The weightless feeling has a simple explanation. Left alone, a robot arm would flop down under its own weight, the same way your arm would if your muscles switched off. So the arm’s computer constantly calculates exactly how much push each joint needs just to hold its current pose against gravity, and supplies precisely that, no more. The arm now holds itself up but resists nothing else, so the lightest nudge sends it gliding. Roboticists call this gravity compensation. To you, it just feels like the arm is floating. As you guide it, sensors in every joint record the path, and that recording becomes the lesson.
The robot does not simply memorize the exact path. If it did, moving the part even slightly would make the replay miss. Instead it learns the shape of your motion as a kind of flexible rule, a gesture it can recreate from a new starting point and recover if something bumps it partway through. One demonstration becomes one reusable skill. Its like learning by mimicking.

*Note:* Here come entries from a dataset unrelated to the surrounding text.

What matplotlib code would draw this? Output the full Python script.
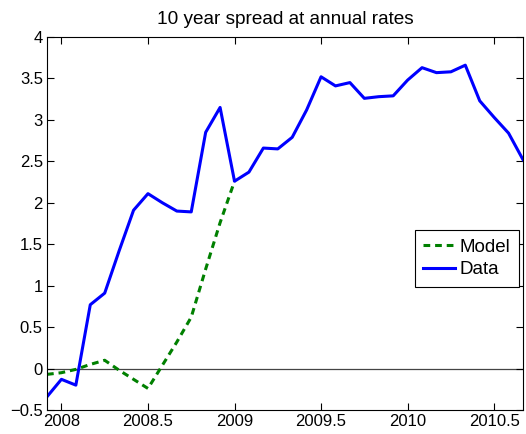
import matplotlib
matplotlib.use('Agg')
import matplotlib.pyplot as plt
import numpy as np

# monthly, Dec 2007 .. Aug 2010
data_vals = [-0.34, -0.13, -0.20, 0.77, 0.91, 1.42, 1.91, 2.11, 2.00, 1.90, 1.89,
             2.85, 3.15, 2.26, 2.37, 2.66, 2.65, 2.79, 3.12, 3.52, 3.41, 3.45,
             3.26, 3.28, 3.29, 3.48, 3.63, 3.57, 3.58, 3.66, 3.23, 3.03, 2.84, 2.52]
# model runs Dec 2007 .. Jan 2009
model_vals = [-0.07, -0.05, -0.01, 0.05, 0.10, -0.02, -0.13, -0.24, 0.04, 0.32,
              0.62, 1.20, 1.76, 2.26]

start = 2007 + 11 / 12
data_t = start + np.arange(len(data_vals)) / 12
model_t = start + np.arange(len(model_vals)) / 12

plt.rcParams['font.family'] = ['Liberation Sans', 'DejaVu Sans']
plt.rcParams['font.size'] = 12

fig = plt.figure(figsize=(5.26, 4.34), dpi=100)
ax = fig.add_axes([47 / 526, 24 / 434, 476 / 526, 373 / 434])

ax.axhline(0, color='#444444', linewidth=0.9, zorder=1)
ax.plot(model_t, model_vals, color=(0, 0.5, 0), linestyle=(0, (2.2, 1.6)),
        linewidth=2.2, label='Model')
ax.plot(data_t, data_vals, color=(0, 0, 1), linewidth=2.2, label='Data')

ax.set_xlim(data_t[0], data_t[-1])
ax.set_ylim(-0.5, 4)
ax.set_xticks([2008, 2008.5, 2009, 2009.5, 2010, 2010.5])
ax.set_xticklabels(['2008', '2008.5', '2009', '2009.5', '2010', '2010.5'])
ax.set_yticks(np.arange(-0.5, 4.01, 0.5))
ax.set_yticklabels(['\u22120.5', '0', '0.5', '1', '1.5', '2', '2.5', '3', '3.5', '4'])
ax.tick_params(direction='in', top=True, right=True, length=5, width=0.8, pad=3)
for s in ax.spines.values():
    s.set_linewidth(0.8)

ax.set_title('10 year spread at annual rates', fontsize=13.7, pad=9)
leg = ax.legend(loc='upper left', fancybox=False, framealpha=1, edgecolor='black',
                handlelength=1.7, handletextpad=0.22, borderpad=0.45, labelspacing=0.3,
                borderaxespad=0, fontsize=13.5)
leg.set_bbox_to_anchor(((415 - 47) / 476, (410 - 230) / 373), transform=ax.transAxes)
leg.get_frame().set_linewidth(0.8)

fig.savefig('out.png', dpi=100)
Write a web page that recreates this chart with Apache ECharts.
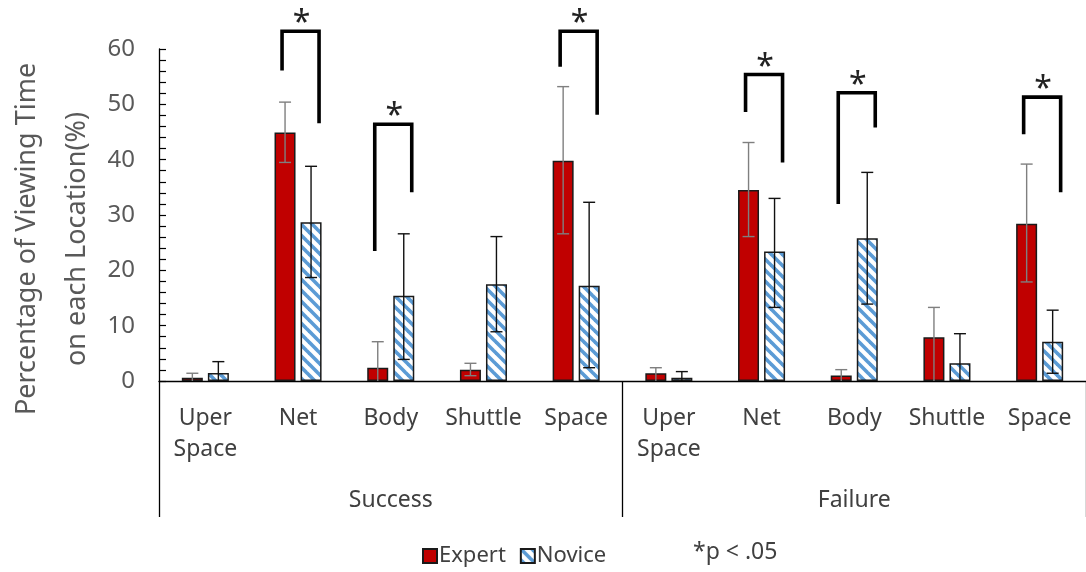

The word “one” is where the trouble starts, and it comes in two parts. First, the teaching itself is surprisingly clumsy. A 2026 study had two dozen people teach the same simple task two ways, by guiding a robot arm by hand and by showing the motion with a tracked pointer in their own hand. Guiding the arm was about eight times slower and roughly twice as tiring, and the results were messier. Dragging a heavy, many-jointed arm through a precise path is just awkward. Second, and more important, one demonstration teaches the robot about exactly one situation. The moment the bin is turned the other way, or the lighting changes, or the part sits an inch from where it sat before, the robot is in unfamiliar territory and its confidence falls apart. Its more like you are 80% there, but last 20% gives you run for equal amount of effort as 80%, you are never quite there .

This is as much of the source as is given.